**Aim of the task**
Output the material word for word. Leave each picture out.

**Dataset content**

..............................

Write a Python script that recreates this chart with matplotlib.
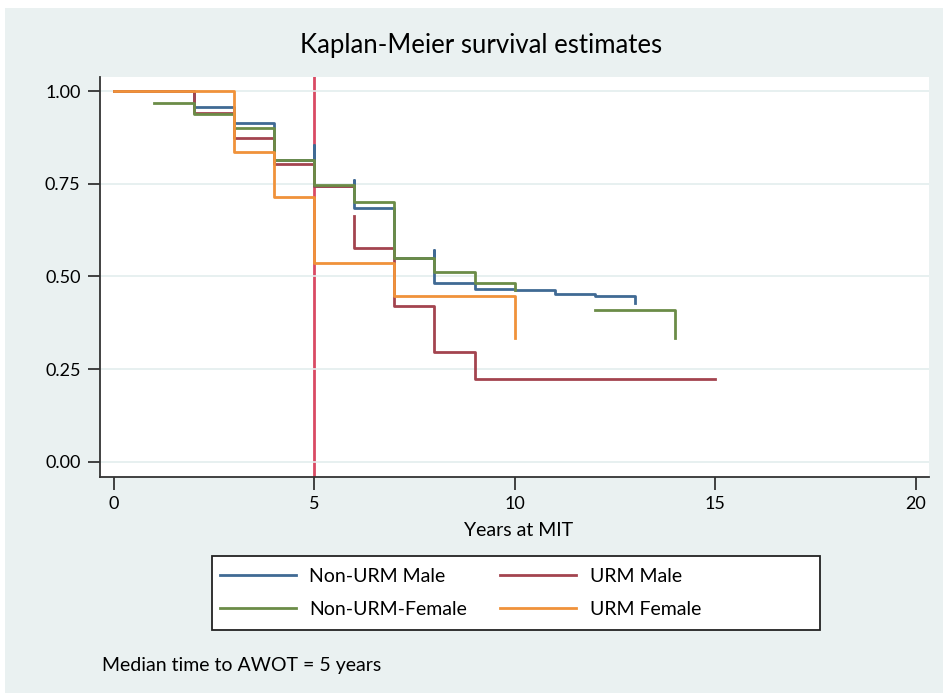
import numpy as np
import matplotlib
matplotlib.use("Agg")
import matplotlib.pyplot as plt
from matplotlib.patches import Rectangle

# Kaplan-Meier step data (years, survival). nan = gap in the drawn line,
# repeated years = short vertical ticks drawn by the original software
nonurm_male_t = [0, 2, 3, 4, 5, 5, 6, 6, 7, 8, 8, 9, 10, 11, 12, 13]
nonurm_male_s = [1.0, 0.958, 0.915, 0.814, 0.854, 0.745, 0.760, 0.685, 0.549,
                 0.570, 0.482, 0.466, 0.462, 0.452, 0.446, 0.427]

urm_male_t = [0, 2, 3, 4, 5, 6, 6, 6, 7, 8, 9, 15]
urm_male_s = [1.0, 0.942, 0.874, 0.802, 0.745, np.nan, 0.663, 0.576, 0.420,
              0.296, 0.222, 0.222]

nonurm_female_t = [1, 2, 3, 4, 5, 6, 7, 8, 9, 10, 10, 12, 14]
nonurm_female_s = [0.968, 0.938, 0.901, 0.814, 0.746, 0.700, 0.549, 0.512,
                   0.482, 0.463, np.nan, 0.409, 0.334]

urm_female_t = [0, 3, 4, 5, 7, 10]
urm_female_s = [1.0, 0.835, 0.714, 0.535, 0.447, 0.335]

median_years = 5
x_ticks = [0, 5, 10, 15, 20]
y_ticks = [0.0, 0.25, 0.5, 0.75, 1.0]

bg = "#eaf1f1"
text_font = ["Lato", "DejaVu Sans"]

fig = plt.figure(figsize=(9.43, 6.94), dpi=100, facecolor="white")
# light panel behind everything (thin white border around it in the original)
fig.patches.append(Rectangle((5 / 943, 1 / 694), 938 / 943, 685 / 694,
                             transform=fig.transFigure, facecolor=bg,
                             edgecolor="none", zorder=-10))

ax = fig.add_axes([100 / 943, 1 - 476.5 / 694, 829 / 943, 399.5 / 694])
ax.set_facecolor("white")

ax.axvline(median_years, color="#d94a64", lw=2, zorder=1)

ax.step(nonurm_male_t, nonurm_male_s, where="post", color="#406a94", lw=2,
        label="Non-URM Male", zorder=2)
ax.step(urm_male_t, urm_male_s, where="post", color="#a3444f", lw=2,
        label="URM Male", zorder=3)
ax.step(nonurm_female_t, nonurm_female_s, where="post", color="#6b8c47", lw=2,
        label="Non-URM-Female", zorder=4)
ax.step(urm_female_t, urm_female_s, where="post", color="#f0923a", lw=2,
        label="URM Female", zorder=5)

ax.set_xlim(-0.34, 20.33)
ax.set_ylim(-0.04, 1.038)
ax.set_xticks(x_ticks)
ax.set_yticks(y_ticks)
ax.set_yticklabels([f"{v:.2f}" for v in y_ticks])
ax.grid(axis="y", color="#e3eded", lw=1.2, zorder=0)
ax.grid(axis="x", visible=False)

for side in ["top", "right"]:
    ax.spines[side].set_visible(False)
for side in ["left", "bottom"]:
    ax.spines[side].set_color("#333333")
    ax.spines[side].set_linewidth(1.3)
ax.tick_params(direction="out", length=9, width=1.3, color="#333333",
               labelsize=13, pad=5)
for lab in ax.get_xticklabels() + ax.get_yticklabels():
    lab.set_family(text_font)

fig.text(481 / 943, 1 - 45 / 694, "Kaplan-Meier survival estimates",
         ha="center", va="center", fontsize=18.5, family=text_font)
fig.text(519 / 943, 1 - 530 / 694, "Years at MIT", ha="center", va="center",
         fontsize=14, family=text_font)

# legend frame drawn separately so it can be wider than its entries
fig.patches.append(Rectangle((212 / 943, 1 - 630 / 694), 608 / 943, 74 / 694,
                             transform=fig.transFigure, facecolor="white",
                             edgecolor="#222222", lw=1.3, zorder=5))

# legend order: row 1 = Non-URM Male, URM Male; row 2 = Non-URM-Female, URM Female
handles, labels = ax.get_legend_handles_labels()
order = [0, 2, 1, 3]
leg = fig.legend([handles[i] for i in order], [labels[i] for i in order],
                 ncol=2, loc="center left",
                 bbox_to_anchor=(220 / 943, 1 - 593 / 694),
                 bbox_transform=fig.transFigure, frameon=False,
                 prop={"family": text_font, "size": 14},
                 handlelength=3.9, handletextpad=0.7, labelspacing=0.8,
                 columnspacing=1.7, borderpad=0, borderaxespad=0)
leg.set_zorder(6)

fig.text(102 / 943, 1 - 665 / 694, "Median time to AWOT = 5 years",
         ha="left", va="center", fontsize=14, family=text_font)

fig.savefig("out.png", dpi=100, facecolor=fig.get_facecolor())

..............................

**Response to the task**
Write a Python script that recreates this chart with matplotlib.
import numpy as np
import matplotlib
matplotlib.use("Agg")
import matplotlib.pyplot as plt
from matplotlib.patches import Rectangle

# Kaplan-Meier step data (years, survival). nan = gap in the drawn line,
# repeated years = short vertical ticks drawn by the original software
nonurm_male_t = [0, 2, 3, 4, 5, 5, 6, 6, 7, 8, 8, 9, 10, 11, 12, 13]
nonurm_male_s = [1.0, 0.958, 0.915, 0.814, 0.854, 0.745, 0.760, 0.685, 0.549,
                 0.570, 0.482, 0.466, 0.462, 0.452, 0.446, 0.427]

urm_male_t = [0, 2, 3, 4, 5, 6, 6, 6, 7, 8, 9, 15]
urm_male_s = [1.0, 0.942, 0.874, 0.802, 0.745, np.nan, 0.663, 0.576, 0.420,
              0.296, 0.222, 0.222]

nonurm_female_t = [1, 2, 3, 4, 5, 6, 7, 8, 9, 10, 10, 12, 14]
nonurm_female_s = [0.968, 0.938, 0.901, 0.814, 0.746, 0.700, 0.549, 0.512,
                   0.482, 0.463, np.nan, 0.409, 0.334]

urm_female_t = [0, 3, 4, 5, 7, 10]
urm_female_s = [1.0, 0.835, 0.714, 0.535, 0.447, 0.335]

median_years = 5
x_ticks = [0, 5, 10, 15, 20]
y_ticks = [0.0, 0.25, 0.5, 0.75, 1.0]

bg = "#eaf1f1"
text_font = ["Lato", "DejaVu Sans"]

fig = plt.figure(figsize=(9.43, 6.94), dpi=100, facecolor="white")
# light panel behind everything (thin white border around it in the original)
fig.patches.append(Rectangle((5 / 943, 1 / 694), 938 / 943, 685 / 694,
                             transform=fig.transFigure, facecolor=bg,
                             edgecolor="none", zorder=-10))

ax = fig.add_axes([100 / 943, 1 - 476.5 / 694, 829 / 943, 399.5 / 694])
ax.set_facecolor("white")

ax.axvline(median_years, color="#d94a64", lw=2, zorder=1)

ax.step(nonurm_male_t, nonurm_male_s, where="post", color="#406a94", lw=2,
        label="Non-URM Male", zorder=2)
ax.step(urm_male_t, urm_male_s, where="post", color="#a3444f", lw=2,
        label="URM Male", zorder=3)
ax.step(nonurm_female_t, nonurm_female_s, where="post", color="#6b8c47", lw=2,
        label="Non-URM-Female", zorder=4)
ax.step(urm_female_t, urm_female_s, where="post", color="#f0923a", lw=2,
        label="URM Female", zorder=5)

ax.set_xlim(-0.34, 20.33)
ax.set_ylim(-0.04, 1.038)
ax.set_xticks(x_ticks)
ax.set_yticks(y_ticks)
ax.set_yticklabels([f"{v:.2f}" for v in y_ticks])
ax.grid(axis="y", color="#e3eded", lw=1.2, zorder=0)
ax.grid(axis="x", visible=False)

for side in ["top", "right"]:
    ax.spines[side].set_visible(False)
for side in ["left", "bottom"]:
    ax.spines[side].set_color("#333333")
    ax.spines[side].set_linewidth(1.3)
ax.tick_params(direction="out", length=9, width=1.3, color="#333333",
               labelsize=13, pad=5)
for lab in ax.get_xticklabels() + ax.get_yticklabels():
    lab.set_family(text_font)

fig.text(481 / 943, 1 - 45 / 694, "Kaplan-Meier survival estimates",
         ha="center", va="center", fontsize=18.5, family=text_font)
fig.text(519 / 943, 1 - 530 / 694, "Years at MIT", ha="center", va="center",
         fontsize=14, family=text_font)

# legend frame drawn separately so it can be wider than its entries
fig.patches.append(Rectangle((212 / 943, 1 - 630 / 694), 608 / 943, 74 / 694,
                             transform=fig.transFigure, facecolor="white",
                             edgecolor="#222222", lw=1.3, zorder=5))

# legend order: row 1 = Non-URM Male, URM Male; row 2 = Non-URM-Female, URM Female
handles, labels = ax.get_legend_handles_labels()
order = [0, 2, 1, 3]
leg = fig.legend([handles[i] for i in order], [labels[i] for i in order],
                 ncol=2, loc="center left",
                 bbox_to_anchor=(220 / 943, 1 - 593 / 694),
                 bbox_transform=fig.transFigure, frameon=False,
                 prop={"family": text_font, "size": 14},
                 handlelength=3.9, handletextpad=0.7, labelspacing=0.8,
                 columnspacing=1.7, borderpad=0, borderaxespad=0)
leg.set_zorder(6)

fig.text(102 / 943, 1 - 665 / 694, "Median time to AWOT = 5 years",
         ha="left", va="center", fontsize=14, family=text_font)

fig.savefig("out.png", dpi=100, facecolor=fig.get_facecolor())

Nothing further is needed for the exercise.